St. Petersburg City Council members and Pinellas County commissioners now are accusing state lawmakers of blocking the first step necessary to make sweeping changes to the region's mass transit system.

"The membership of the board was just the first step," said Pinellas County Commissioner Ken Welch. "If we can't even get past that point, the future looks pretty bleak."

But legislators and others say the city and county are looking for a back-door way to make the Pinellas Suncoast Transit Authority into a countywide organization. That would force the seven communities that aren't members of the PSTA taxing district to suddenly be added to the tax rolls.

"It would double the amount we pay, if not triple," said Ward Friszolowski, mayor of St. Pete Beach, one of the seven exempt communities, "without changing any of the service we receive."

The movement to change the composition of the board of the PSTA started nearly two years ago. The proposal would add four new members to the 11-member board: one more from the St. Petersburg City Council and three more county commissioners.
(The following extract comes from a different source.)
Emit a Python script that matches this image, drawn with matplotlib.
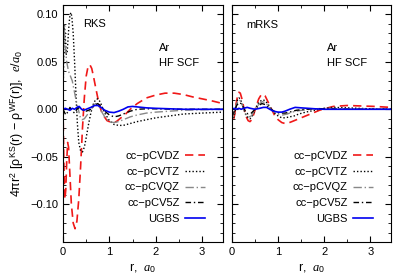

City and county officials said the change is needed to better reflect all county residents and PSTA customers.

Also, many PSTA board members hope to expand bus lines or add a light rail system. The authority will need significant county and city support to achieve these expensive and far-reaching goals, said Roger Sweeney, PSTA executive director.
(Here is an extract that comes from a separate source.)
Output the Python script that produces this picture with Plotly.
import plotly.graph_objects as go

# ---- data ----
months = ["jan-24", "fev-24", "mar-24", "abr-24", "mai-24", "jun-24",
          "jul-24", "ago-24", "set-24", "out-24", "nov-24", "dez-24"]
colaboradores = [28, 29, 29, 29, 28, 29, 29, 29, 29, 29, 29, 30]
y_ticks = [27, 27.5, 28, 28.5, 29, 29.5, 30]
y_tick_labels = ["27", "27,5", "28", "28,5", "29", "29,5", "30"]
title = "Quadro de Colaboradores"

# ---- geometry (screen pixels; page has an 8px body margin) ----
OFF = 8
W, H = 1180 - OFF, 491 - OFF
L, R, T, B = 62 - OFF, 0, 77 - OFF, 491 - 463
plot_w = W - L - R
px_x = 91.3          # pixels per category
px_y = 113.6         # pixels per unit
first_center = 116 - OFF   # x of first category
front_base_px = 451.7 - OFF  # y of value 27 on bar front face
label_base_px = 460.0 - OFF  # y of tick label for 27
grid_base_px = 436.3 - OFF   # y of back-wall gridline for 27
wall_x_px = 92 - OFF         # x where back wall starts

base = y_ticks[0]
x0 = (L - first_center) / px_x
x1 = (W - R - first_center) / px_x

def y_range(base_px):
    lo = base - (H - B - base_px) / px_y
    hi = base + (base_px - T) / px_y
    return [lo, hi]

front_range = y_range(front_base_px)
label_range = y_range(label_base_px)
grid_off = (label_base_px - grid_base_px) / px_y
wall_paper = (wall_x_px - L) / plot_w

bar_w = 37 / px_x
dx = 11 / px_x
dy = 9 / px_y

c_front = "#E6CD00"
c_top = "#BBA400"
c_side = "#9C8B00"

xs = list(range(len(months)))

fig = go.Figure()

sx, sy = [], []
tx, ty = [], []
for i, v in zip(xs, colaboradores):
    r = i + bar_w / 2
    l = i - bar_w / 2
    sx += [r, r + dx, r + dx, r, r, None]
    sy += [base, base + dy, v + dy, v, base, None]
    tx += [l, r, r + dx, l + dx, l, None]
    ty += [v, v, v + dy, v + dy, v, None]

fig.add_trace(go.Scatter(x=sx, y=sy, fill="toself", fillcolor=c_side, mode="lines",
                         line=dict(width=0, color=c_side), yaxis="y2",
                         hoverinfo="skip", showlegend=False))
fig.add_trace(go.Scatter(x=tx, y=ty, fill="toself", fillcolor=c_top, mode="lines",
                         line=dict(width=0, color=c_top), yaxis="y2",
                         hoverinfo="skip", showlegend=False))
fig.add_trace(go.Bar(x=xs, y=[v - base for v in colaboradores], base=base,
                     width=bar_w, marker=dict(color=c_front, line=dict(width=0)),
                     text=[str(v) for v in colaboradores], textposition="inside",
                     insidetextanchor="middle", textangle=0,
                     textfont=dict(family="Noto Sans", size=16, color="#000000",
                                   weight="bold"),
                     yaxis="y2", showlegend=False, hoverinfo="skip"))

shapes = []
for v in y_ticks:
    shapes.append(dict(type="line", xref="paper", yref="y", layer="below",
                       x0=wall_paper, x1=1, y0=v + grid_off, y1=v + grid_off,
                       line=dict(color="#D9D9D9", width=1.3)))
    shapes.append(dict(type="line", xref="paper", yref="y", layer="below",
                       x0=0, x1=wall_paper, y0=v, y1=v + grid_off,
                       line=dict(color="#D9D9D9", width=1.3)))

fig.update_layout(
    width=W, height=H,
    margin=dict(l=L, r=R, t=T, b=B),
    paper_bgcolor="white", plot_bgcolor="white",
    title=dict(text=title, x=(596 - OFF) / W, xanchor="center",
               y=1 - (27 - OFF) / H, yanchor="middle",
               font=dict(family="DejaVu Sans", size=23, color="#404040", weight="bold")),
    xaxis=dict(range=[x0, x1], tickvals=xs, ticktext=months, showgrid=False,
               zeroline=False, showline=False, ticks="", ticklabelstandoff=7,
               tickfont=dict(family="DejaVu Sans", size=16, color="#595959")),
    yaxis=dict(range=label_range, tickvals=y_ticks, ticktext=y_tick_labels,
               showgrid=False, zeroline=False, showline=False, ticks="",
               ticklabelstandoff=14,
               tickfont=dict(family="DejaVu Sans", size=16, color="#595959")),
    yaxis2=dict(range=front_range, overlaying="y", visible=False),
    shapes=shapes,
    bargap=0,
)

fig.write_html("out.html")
"At some point in time, the county's going to have to broaden its transportation system," he said.

In a rare show of unity, the proposal was approved by both the St. Petersburg City Council and the County Commission, as well as the Charter Review Commission, the Metropolitan Planning Organization and several others.
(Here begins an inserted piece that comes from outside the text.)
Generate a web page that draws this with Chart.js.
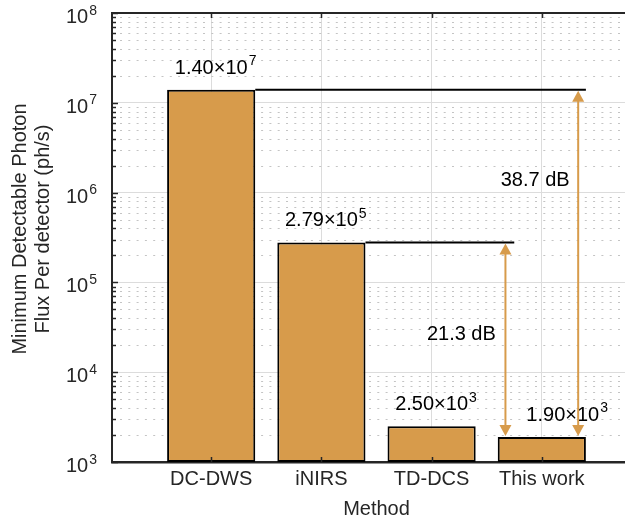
<!DOCTYPE html>
<html>
<head>
<meta charset="utf-8">
<script src="https://cdn.jsdelivr.net/npm/chart.js@4/dist/chart.umd.min.js"></script>
<style>
  html, body { margin: 0; padding: 0; background: #fff; overflow: hidden; }
  #wrap { width: 625px; height: 522px; overflow: hidden; }
  canvas { display: block; }
</style>
</head>
<body>
<div id="wrap">
  <canvas id="fluxChart" width="660" height="522" style="width:660px;height:522px"></canvas>
</div>
<script>
  var methods = ['DC-DWS', 'iNIRS', 'TD-DCS', 'This work'];
  var positions = [1, 2, 3, 4];
  var minFlux = [1.40e7, 2.79e5, 2.50e3, 1.90e3];
  var fluxMantissa = ['1.40', '2.79', '2.50', '1.90'];
  var fluxExponent = ['7', '5', '3', '3'];
  var fluxLabelX = [1.04, 2.04, 3.04, 4.23];
  var decades = [3, 4, 5, 6, 7, 8];

  // dB gaps between the reference methods and this work
  var gapFrom = [1.40e7, 2.79e5];
  var gapTo = [1.90e3, 1.90e3];
  var gapText = ['38.7 dB', '21.3 dB'];
  var gapArrowX = [4.33, 3.67];
  var gapLineStart = [1.4, 2.4];
  var gapLineEnd = [4.4, 3.75];
  var gapLabelX = [3.94, 3.27];
  var gapLabelY = [1.35e6, 2.6e4];

  var FONT = '"Liberation Sans", Arial, Helvetica, sans-serif';
  var INK = '#262626';
  var BAR = '#d79b4b';

  // number like 10^7 : base text with a raised exponent
  function drawPower(ctx, base, exp, x, y, size, supSize, align) {
    ctx.font = size + 'px ' + FONT;
    var wb = ctx.measureText(base).width;
    ctx.font = supSize + 'px ' + FONT;
    var we = ctx.measureText(exp).width;
    var left = align === 'right' ? x - wb - we - 1 : x - (wb + we + 1) / 2;
    ctx.textAlign = 'left';
    ctx.textBaseline = 'alphabetic';
    ctx.font = size + 'px ' + FONT;
    ctx.fillText(base, left, y);
    ctx.font = supSize + 'px ' + FONT;
    ctx.fillText(exp, left + wb + 1, y - 8.5);
  }

  function arrowHead(ctx, x, y, dir) {
    ctx.beginPath();
    ctx.moveTo(x, y);
    ctx.lineTo(x - 6, y + dir * 11);
    ctx.lineTo(x + 6, y + dir * 11);
    ctx.closePath();
    ctx.fill();
  }

  var minorGrid = {
    id: 'minorGrid',
    beforeDatasetsDraw: function (chart) {
      var ctx = chart.ctx, area = chart.chartArea, y = chart.scales.y;
      ctx.save();
      ctx.strokeStyle = '#c4c4c4';
      ctx.lineWidth = 1;
      ctx.setLineDash([2, 6.3]);
      decades.slice(0, -1).forEach(function (d) {
        for (var m = 2; m <= 9; m++) {
          var py = Math.round(y.getPixelForValue(m * Math.pow(10, d))) + 0.5;
          ctx.beginPath();
          ctx.moveTo(area.left + 8, py);
          ctx.lineTo(area.right, py);
          ctx.stroke();
        }
      });
      ctx.restore();
    }
  };

  var annotations = {
    id: 'annotations',
    afterDatasetsDraw: function (chart) {
      var ctx = chart.ctx, x = chart.scales.x, y = chart.scales.y;
      ctx.save();

      // value labels over the bars
      ctx.fillStyle = '#000';
      minFlux.forEach(function (v, i) {
        drawPower(ctx, fluxMantissa[i] + '\u00d710', fluxExponent[i],
          x.getPixelForValue(fluxLabelX[i]), y.getPixelForValue(v) - 16, 20, 14, 'center');
      });

      gapFrom.forEach(function (v, i) {
        var top = y.getPixelForValue(v);
        var bottom = y.getPixelForValue(gapTo[i]);
        var ax = x.getPixelForValue(gapArrowX[i]);

        ctx.strokeStyle = '#000';
        ctx.lineWidth = 2;
        ctx.beginPath();
        ctx.moveTo(x.getPixelForValue(gapLineStart[i]), top);
        ctx.lineTo(x.getPixelForValue(gapLineEnd[i]), top);
        ctx.stroke();

        ctx.strokeStyle = BAR;
        ctx.fillStyle = BAR;
        ctx.beginPath();
        ctx.moveTo(ax, top + 8);
        ctx.lineTo(ax, bottom - 8);
        ctx.stroke();
        arrowHead(ctx, ax, top + 1, 1);
        arrowHead(ctx, ax, bottom - 1, -1);

        ctx.fillStyle = '#000';
        ctx.font = '20px ' + FONT;
        ctx.textAlign = 'center';
        ctx.textBaseline = 'middle';
        ctx.fillText(gapText[i], x.getPixelForValue(gapLabelX[i]), y.getPixelForValue(gapLabelY[i]));
      });
      ctx.restore();
    },
    afterDraw: function (chart) {
      var ctx = chart.ctx, area = chart.chartArea, x = chart.scales.x, y = chart.scales.y;
      ctx.save();
      ctx.strokeStyle = INK;
      ctx.fillStyle = INK;

      // top box edge
      ctx.lineWidth = 2;
      ctx.beginPath();
      ctx.moveTo(area.left - 1, area.top);
      ctx.lineTo(area.right, area.top);
      ctx.stroke();

      // inward tick marks
      ctx.lineWidth = 1.5;
      positions.forEach(function (p) {
        var px = Math.round(x.getPixelForValue(p)) + 0.5;
        ctx.beginPath();
        ctx.moveTo(px, area.bottom);
        ctx.lineTo(px, area.bottom - 5);
        ctx.moveTo(px, area.top);
        ctx.lineTo(px, area.top + 5);
        ctx.stroke();
      });
      decades.forEach(function (d, k) {
        for (var m = 1; m <= 9; m++) {
          if (m > 1 && k === decades.length - 1) break;
          var py = Math.round(y.getPixelForValue(m * Math.pow(10, d))) + 0.5;
          ctx.beginPath();
          ctx.moveTo(area.left, py);
          ctx.lineTo(area.left + (m === 1 ? 6 : 4), py);
          ctx.stroke();
        }
      });

      // y tick labels
      decades.forEach(function (d) {
        var py = y.getPixelForValue(Math.pow(10, d));
        drawPower(ctx, '10', String(d), 97, py + 10, 20, 14, 'right');
      });

      // x tick labels
      ctx.font = '20px ' + FONT;
      ctx.textAlign = 'center';
      ctx.textBaseline = 'alphabetic';
      methods.forEach(function (m, i) {
        ctx.fillText(m, x.getPixelForValue(positions[i]), 485);
      });
      ctx.fillText('Method', (area.left + area.right) / 2, 515);

      // y axis title
      ctx.translate(0, 229);
      ctx.rotate(-Math.PI / 2);
      ctx.textBaseline = 'middle';
      ctx.fillText('Minimum Detectable Photon', 0, 20);
      ctx.fillText('Flux Per detector (ph/s)', 0, 43);
      ctx.restore();
    }
  };

  new Chart(document.getElementById('fluxChart').getContext('2d'), {
    type: 'bar',
    data: {
      datasets: [{
        data: positions.map(function (p, i) { return { x: p, y: minFlux[i] }; }),
        backgroundColor: BAR,
        borderColor: '#000',
        borderWidth: 2,
        borderSkipped: false,
        barPercentage: 0.8,
        categoryPercentage: 1
      }]
    },
    options: {
      responsive: false,
      animation: false,
      layout: { padding: { left: 112, top: 13, right: 19, bottom: 60 } },
      plugins: { legend: { display: false }, tooltip: { enabled: false } },
      scales: {
        x: {
          type: 'linear',
          min: 0.1,
          max: 4.9,
          offset: false,
          afterBuildTicks: function (scale) {
            scale.ticks = positions.map(function (p) { return { value: p }; });
          },
          ticks: { display: false },
          grid: { color: '#dcdcdc', lineWidth: 1, drawTicks: false, offset: false },
          border: { color: INK, width: 2.5 }
        },
        y: {
          type: 'logarithmic',
          min: 1e3,
          max: 1e8,
          afterBuildTicks: function (scale) {
            scale.ticks = decades.map(function (d) { return { value: Math.pow(10, d) }; });
          },
          ticks: { display: false },
          grid: { color: '#dcdcdc', lineWidth: 1, drawTicks: false },
          border: { color: INK, width: 2 }
        }
      }
    },
    plugins: [minorGrid, annotations]
  });
</script>
</body>
</html>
But because the PSTA was created by a special act of the Legislature, any changes must first be approved in Tallahassee.

State Sen. Jim Sebesta, R-St. Petersburg, the chairman of the transportation committee, agreed to sponsor a bill. But the day before a public hearing to discuss it, Sebesta decided to withdraw.

Sebesta could not be reached for comment Tuesday. But Sweeney said Sebesta told him there was too much negative reaction for him to proceed.

One of the most strident opponents was Sen. Dennis Jones, a Republican who lives in Treasure Island, which is also exempt from the PSTA taxing district.

The other communities that have not joined the authority are Belleair Shore, Belleair Beach, Kenneth City, unincorporated South Pasadena and Tierra Verde.

Some cities contract with PSTA to provide a trolley service. Others don't want the lines stopping in their towns.

Jones said he did not want to see the Legislature move forward without more input. "I just feel that these communities need the opportunity to have their voices heard," he said. Jones also blocked a proposal last year that would have created a countywide referendum on expanding the PSTA taxing district to include all Pinellas communities.

Now county and city officials are left stymied. They say it's unfair to allow such a small segment of the county's population to impede the needs of the rest. But without the help of the Legislature, there is little they can do.

"Transportation is an issue that affects the entire county," said St. Petersburg City Council member Virginia Littrell. "The majority wins the day, not the small percentage that says we don't want to pay more."